One of my favorite things about the trip was going on prayer walks. I've never done this before, so it was a new thing for me. Our group would split up into 2 groups and walk around the neighborhood and lift up the area in prayer, for salvation, for the people's homes, for safety of the town, and pretty much whatever God led us to pray for. One lady, Mrs. Scott was taking out her trash when we walked by her driveway. We started up a conversation and ended up praying for her. She was so extremely blessed that we prayed with her. She told us, " You don't know how much I needed it. Thank you guys so much. I'm going to go call my son right now and tell him I got prayer on my driveway. On my driveway!" I am so glad we could be used by God to touch her life. Definitely one of my highlights of the trip.

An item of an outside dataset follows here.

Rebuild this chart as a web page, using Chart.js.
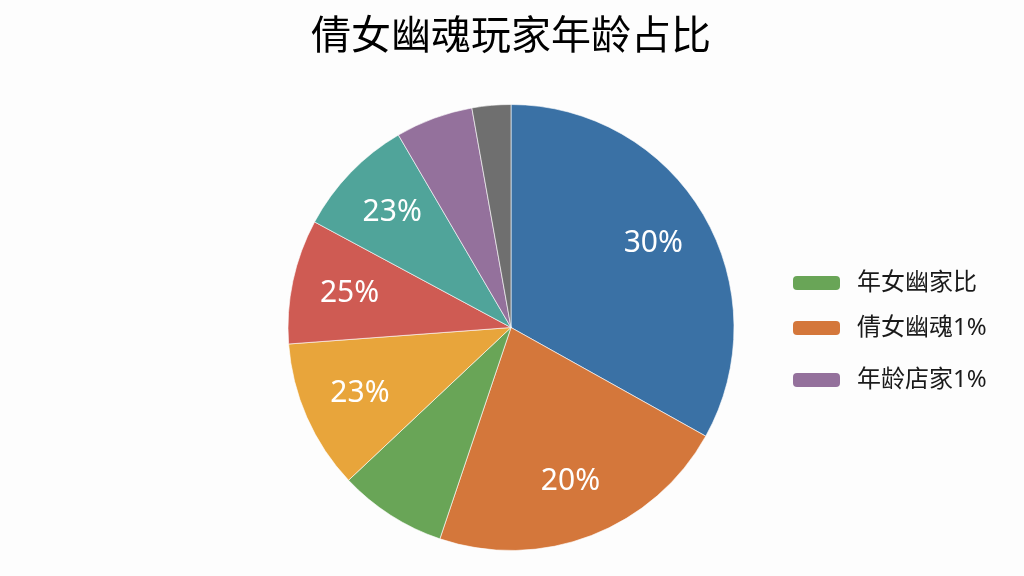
<!DOCTYPE html>
<html>
<head>
<meta charset="utf-8">
<script src="https://cdn.jsdelivr.net/npm/chart.js@4/dist/chart.umd.min.js"></script>
<style>
  html, body { margin: 0; padding: 0; background: #fdfdfd; }
  #wrap { width: 1024px; height: 576px; }
</style>
</head>
<body>
<div id="wrap"><canvas id="pieChart" width="1024" height="576"></canvas></div>
<script>
// Data (clockwise from 12 o'clock)
const sliceNames = ['蓝', '橙', '绿', '黄', '红', '青', '紫', '灰'];
const sliceValues = [33, 22, 7.8, 10.8, 9, 8.7, 5.6, 2.8];
const sliceColors = ['#3a71a5', '#d4773b', '#69a557', '#e8a53b', '#cf5b53', '#50a49a', '#94719c', '#6f6f6f'];
// text printed on the slices ('' = no text)
const sliceTexts = ['30%', '20%', '', '23%', '25%', '23%', '', ''];

// legend shown on the right
const legendTexts = ['年女幽家比', '倩女幽魂1%', '年龄店家1%'];
const legendColors = ['#69a557', '#d4773b', '#94719c'];

const FONT = '"Noto Sans", "Noto Sans CJK SC", sans-serif';

// white percentage text inside slices
const sliceTextPlugin = {
    id: 'sliceText',
    afterDatasetsDraw(chart) {
        const ctx = chart.ctx;
        const meta = chart.getDatasetMeta(0);
        ctx.save();
        ctx.fillStyle = '#ffffff';
        ctx.font = '30px ' + FONT;
        ctx.textAlign = 'center';
        ctx.textBaseline = 'middle';
        meta.data.forEach((arc, i) => {
            if (!sliceTexts[i]) return;
            const p = arc.getProps(['x', 'y', 'startAngle', 'endAngle', 'outerRadius'], true);
            const mid = (p.startAngle + p.endAngle) / 2;
            const r = p.outerRadius * 0.74;
            ctx.fillText(sliceTexts[i], p.x + Math.cos(mid) * r, p.y + Math.sin(mid) * r);
        });
        ctx.restore();
    }
};

// simple legend on the right
const sideLegendPlugin = {
    id: 'sideLegend',
    afterDraw(chart) {
        const ctx = chart.ctx;
        const rows = [283, 328, 380];
        ctx.save();
        ctx.font = '24px ' + FONT;
        ctx.textBaseline = 'middle';
        ctx.textAlign = 'left';
        legendTexts.forEach((t, i) => {
            const y = rows[i];
            ctx.fillStyle = legendColors[i];
            ctx.beginPath();
            ctx.roundRect(793, y - 7, 47, 14, 4);
            ctx.fill();
            ctx.fillStyle = '#1a1a1a';
            ctx.fillText(t, 857, y);
        });
        ctx.restore();
    }
};

new Chart(document.getElementById('pieChart'), {
    type: 'pie',
    data: {
        labels: sliceNames,
        datasets: [{
            data: sliceValues,
            backgroundColor: sliceColors,
            borderColor: 'rgba(255,255,255,0.6)',
            borderWidth: 1
        }]
    },
    options: {
        responsive: false,
        animation: false,
        layout: { padding: { left: 200, right: 202, top: 0, bottom: 25 } },
        plugins: {
            legend: { display: false },
            tooltip: { enabled: false },
            title: {
                display: true,
                text: '倩女幽魂玩家年龄占比',
                color: '#000000',
                font: { size: 40, family: FONT, weight: 'normal' },
                padding: { top: 14, bottom: 42 }
            }
        }
    },
    plugins: [sliceTextPlugin, sideLegendPlugin]
});
</script>
</body>
</html>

Another really cool thing we did on this trip was "Drive by prayer." We gave free meals to people driving or walking by and then would ask if we could pray with them. I know a lot of people were thankful not only for the food, but also for the prayers. While we were ministering to the people there, someone noticed a piece of a rainbow directly above us. I got goosebumps. It was almost like God's sign to us.

All in all, a very good, yet challenging trip. I wasn't expecting the intensity of the heat, but also wasn't expecting the difference connections I made while working in Galveston. Thanks for all your prayers and remembering our team while we were working!

July 16, 2010

Guess what?
I'm going on a mission trip to Galveston, Texas tomorrow! I'm heading with my youth group to do ministry work by doing hurricane relief and a VBS-like program. I'm trying to get excited, but I don't really feel like I'm going on a mission trip. Hopefully when we get there, the excitement will kick in. If you're reading this, you could definitely pray for our group as we're working down there for the next week. Pray for our safety as we travel the 18 hours from SoDak to Texas and spend the week working on houses. Pray for unity within our team, that we would get to know each other better and each come back with a life-changing experience.

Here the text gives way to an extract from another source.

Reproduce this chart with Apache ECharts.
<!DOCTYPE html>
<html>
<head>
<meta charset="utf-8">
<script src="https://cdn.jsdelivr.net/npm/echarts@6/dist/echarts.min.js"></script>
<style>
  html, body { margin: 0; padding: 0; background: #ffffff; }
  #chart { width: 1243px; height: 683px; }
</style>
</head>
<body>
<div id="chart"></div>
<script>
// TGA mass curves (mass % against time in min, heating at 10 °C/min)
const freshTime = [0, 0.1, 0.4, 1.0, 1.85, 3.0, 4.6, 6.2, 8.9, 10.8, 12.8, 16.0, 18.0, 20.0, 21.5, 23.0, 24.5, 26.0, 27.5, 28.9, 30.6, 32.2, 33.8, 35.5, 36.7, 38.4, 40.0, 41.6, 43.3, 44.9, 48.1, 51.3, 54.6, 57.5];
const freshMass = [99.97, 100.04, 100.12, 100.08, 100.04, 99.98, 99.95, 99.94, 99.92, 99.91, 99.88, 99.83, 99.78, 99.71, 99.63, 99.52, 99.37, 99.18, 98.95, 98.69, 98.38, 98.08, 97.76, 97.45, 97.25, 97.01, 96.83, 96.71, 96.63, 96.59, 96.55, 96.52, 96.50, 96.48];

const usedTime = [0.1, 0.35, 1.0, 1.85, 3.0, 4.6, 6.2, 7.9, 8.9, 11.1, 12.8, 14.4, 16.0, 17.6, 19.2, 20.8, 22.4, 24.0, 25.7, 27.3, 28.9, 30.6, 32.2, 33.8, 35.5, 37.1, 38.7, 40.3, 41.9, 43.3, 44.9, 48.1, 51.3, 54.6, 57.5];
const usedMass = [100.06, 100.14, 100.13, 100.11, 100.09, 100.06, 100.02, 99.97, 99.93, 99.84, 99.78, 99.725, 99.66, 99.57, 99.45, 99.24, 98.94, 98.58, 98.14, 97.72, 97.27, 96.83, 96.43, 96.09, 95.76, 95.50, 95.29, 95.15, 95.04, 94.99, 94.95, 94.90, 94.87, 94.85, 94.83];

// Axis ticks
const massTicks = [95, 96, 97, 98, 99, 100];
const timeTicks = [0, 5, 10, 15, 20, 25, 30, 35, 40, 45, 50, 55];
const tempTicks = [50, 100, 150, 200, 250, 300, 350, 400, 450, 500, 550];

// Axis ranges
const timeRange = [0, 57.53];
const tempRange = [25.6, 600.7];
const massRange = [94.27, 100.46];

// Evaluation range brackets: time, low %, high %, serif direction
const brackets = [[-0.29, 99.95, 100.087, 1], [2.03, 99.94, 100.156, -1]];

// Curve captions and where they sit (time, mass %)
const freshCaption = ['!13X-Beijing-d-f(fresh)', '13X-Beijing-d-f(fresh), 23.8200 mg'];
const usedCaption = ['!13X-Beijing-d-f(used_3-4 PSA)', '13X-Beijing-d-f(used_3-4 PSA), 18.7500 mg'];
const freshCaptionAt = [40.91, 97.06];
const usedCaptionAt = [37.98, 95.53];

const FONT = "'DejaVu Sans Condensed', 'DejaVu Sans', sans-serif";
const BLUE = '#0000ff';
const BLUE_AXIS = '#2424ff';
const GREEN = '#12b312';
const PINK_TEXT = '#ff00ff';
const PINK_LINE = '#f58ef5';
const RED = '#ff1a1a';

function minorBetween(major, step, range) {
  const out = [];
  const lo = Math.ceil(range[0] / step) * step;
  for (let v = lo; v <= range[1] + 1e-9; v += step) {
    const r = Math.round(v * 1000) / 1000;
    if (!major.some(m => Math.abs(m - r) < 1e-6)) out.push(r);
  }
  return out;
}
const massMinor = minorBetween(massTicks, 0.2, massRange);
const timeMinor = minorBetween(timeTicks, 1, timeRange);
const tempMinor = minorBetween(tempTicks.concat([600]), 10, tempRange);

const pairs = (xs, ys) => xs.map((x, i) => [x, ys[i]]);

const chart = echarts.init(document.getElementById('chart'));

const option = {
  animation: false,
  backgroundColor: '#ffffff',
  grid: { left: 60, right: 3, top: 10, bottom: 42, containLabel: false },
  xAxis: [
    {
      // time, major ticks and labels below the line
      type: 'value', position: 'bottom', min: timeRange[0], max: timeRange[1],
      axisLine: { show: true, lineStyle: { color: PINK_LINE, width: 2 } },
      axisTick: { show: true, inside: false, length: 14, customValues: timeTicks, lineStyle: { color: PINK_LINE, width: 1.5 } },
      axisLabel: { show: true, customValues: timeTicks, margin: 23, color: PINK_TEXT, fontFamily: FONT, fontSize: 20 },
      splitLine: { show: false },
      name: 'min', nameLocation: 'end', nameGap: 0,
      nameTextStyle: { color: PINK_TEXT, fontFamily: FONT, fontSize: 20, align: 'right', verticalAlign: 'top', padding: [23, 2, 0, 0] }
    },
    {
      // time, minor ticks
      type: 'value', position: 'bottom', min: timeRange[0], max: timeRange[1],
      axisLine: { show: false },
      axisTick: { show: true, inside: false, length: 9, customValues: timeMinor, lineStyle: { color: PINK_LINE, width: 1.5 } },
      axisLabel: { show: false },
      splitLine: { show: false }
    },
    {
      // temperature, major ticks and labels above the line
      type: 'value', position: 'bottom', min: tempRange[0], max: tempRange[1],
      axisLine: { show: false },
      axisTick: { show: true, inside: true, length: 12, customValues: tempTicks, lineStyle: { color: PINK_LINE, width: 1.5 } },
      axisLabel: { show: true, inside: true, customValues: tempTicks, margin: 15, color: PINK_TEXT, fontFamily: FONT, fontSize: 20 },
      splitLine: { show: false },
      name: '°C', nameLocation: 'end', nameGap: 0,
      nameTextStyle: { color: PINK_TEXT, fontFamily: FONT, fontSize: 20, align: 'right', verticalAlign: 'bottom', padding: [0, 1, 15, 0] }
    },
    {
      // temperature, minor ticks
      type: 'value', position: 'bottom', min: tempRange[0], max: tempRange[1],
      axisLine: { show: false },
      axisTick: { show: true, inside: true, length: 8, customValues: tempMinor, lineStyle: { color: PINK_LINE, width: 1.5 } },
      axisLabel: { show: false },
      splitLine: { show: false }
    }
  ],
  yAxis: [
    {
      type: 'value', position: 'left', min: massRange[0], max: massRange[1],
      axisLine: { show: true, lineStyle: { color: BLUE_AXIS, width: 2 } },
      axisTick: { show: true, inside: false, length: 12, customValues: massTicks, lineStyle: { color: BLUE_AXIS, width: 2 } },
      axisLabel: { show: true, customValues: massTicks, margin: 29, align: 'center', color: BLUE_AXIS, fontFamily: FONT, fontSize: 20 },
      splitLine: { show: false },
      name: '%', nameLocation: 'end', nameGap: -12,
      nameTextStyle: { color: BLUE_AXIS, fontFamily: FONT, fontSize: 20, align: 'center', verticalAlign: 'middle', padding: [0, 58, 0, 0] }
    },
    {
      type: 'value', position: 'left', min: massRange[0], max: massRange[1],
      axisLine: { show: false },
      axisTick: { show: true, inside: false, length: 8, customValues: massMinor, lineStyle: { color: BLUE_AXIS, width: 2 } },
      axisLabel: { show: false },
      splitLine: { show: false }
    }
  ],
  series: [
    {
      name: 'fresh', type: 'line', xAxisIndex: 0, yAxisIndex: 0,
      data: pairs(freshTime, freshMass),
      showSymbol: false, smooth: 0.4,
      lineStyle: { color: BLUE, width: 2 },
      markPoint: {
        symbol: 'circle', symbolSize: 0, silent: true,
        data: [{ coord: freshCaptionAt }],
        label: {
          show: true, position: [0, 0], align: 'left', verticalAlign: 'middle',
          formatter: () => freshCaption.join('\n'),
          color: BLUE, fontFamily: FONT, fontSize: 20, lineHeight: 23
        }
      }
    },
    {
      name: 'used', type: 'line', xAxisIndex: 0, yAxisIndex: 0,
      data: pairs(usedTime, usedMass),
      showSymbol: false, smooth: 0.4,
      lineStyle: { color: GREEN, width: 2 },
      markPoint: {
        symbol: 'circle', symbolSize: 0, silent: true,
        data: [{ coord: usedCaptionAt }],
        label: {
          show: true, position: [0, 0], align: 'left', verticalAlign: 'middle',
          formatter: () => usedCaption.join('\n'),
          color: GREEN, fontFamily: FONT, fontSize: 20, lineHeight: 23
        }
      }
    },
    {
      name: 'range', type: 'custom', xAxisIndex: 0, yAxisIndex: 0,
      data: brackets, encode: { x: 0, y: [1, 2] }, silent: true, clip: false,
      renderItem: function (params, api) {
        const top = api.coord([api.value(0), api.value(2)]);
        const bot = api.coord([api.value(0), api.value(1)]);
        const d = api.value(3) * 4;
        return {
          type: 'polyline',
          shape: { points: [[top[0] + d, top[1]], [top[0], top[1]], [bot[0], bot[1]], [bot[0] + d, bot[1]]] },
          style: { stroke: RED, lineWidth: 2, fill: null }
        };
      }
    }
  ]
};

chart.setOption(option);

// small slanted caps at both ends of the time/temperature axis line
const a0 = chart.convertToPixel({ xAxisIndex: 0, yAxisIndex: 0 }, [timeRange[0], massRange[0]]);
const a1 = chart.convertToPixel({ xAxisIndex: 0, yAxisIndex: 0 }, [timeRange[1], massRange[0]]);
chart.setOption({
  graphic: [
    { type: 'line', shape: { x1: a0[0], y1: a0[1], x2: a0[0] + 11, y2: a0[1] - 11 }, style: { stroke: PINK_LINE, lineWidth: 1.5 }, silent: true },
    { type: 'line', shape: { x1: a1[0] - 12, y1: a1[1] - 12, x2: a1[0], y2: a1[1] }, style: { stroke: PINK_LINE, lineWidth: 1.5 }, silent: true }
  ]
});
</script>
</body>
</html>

So far, on my summer to-do-list, I'm doing pretty decent. I've read a book, finished reading the New Testament, learned "the call" by Regina Spektor on piano, had a sleepover, knit a headband AND blogged once every 2 weeks (at least as of now). I feel pretty good. Maybe I'll have to write a bigger list next time.

Still on my list to do this summer is dance, write a song, learn more chords on the piano, and listen to one conversation without distractions. Blogging every 2 weeks is kind of a continuous one, so that's not completely off the list...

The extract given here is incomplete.